→ Data
------------------------------------------------------------

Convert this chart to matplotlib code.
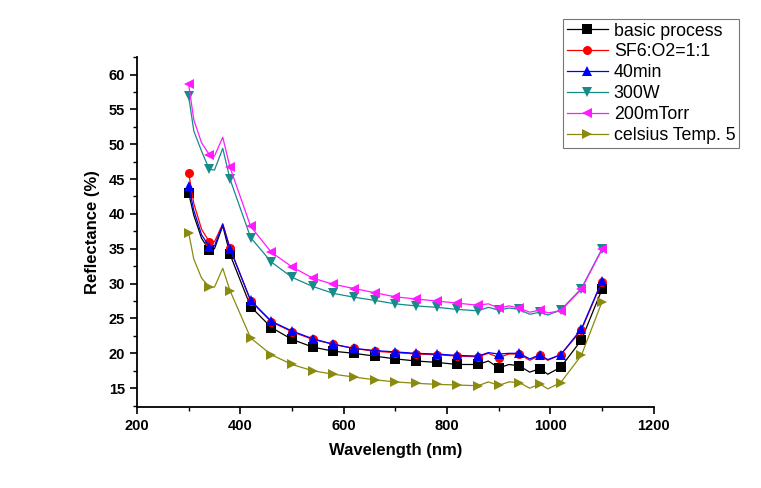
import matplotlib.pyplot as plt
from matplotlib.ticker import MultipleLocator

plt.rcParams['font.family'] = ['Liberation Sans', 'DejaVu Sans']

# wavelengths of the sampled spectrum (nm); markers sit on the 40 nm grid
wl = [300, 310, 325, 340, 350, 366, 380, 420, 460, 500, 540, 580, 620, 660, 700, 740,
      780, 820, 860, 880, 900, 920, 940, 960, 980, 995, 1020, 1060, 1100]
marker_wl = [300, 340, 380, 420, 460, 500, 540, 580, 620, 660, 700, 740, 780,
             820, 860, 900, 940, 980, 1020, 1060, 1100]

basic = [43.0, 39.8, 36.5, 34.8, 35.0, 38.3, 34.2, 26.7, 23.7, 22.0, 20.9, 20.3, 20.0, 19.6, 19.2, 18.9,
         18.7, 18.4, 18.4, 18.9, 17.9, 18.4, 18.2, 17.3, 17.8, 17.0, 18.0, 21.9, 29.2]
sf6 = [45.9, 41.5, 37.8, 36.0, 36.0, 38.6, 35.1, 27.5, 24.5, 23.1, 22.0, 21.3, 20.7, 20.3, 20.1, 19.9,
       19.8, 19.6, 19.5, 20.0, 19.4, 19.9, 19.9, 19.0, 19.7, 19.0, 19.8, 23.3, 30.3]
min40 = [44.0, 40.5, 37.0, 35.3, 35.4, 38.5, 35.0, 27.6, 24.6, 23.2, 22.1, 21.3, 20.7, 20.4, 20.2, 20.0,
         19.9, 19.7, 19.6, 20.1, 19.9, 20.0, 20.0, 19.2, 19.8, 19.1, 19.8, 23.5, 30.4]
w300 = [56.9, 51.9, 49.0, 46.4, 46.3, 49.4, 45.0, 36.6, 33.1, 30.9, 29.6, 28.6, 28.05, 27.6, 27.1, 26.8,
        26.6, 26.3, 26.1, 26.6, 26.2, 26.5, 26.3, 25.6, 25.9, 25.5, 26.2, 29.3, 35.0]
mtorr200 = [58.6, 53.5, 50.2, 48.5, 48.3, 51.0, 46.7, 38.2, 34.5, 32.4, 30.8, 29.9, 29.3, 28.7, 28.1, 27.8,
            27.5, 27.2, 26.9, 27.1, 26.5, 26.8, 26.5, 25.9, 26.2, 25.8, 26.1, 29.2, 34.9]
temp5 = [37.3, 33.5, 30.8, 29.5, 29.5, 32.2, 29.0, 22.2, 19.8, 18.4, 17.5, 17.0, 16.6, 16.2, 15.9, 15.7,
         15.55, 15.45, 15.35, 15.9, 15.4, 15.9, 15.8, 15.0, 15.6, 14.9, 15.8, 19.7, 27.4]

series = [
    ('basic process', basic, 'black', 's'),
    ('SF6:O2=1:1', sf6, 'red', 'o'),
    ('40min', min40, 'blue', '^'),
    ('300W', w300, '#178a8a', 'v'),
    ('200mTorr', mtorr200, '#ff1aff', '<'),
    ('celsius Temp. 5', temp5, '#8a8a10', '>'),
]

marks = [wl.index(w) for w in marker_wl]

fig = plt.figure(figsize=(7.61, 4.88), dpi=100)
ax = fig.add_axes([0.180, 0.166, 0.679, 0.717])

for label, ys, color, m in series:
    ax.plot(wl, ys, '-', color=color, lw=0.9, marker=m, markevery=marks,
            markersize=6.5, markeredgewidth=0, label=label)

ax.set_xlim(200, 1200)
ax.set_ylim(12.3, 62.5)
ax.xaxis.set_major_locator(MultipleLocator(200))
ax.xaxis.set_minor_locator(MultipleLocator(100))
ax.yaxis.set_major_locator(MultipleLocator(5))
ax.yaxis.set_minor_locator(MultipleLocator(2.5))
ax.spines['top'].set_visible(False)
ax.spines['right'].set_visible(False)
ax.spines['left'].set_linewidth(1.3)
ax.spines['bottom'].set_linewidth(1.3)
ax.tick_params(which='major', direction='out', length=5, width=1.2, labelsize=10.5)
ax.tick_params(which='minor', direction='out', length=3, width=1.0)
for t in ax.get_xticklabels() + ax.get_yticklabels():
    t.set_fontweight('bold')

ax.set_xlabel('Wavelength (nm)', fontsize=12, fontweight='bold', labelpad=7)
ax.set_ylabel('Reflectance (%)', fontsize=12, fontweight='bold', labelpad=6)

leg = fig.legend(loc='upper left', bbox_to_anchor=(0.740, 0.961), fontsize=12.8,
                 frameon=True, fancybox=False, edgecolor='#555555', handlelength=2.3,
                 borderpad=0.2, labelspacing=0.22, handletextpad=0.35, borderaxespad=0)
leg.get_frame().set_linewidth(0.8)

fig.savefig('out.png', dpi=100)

------------------------------------------------------------

With the pictures left out, restate word for word every line of the data above, from the first down to the line that contains "plt.rcParams['font.family'] = ['Liberation".

Convert this chart to matplotlib code.
import matplotlib.pyplot as plt
from matplotlib.ticker import MultipleLocator

plt.rcParams['font.family'] = ['Liberation Sans', 'DejaVu Sans']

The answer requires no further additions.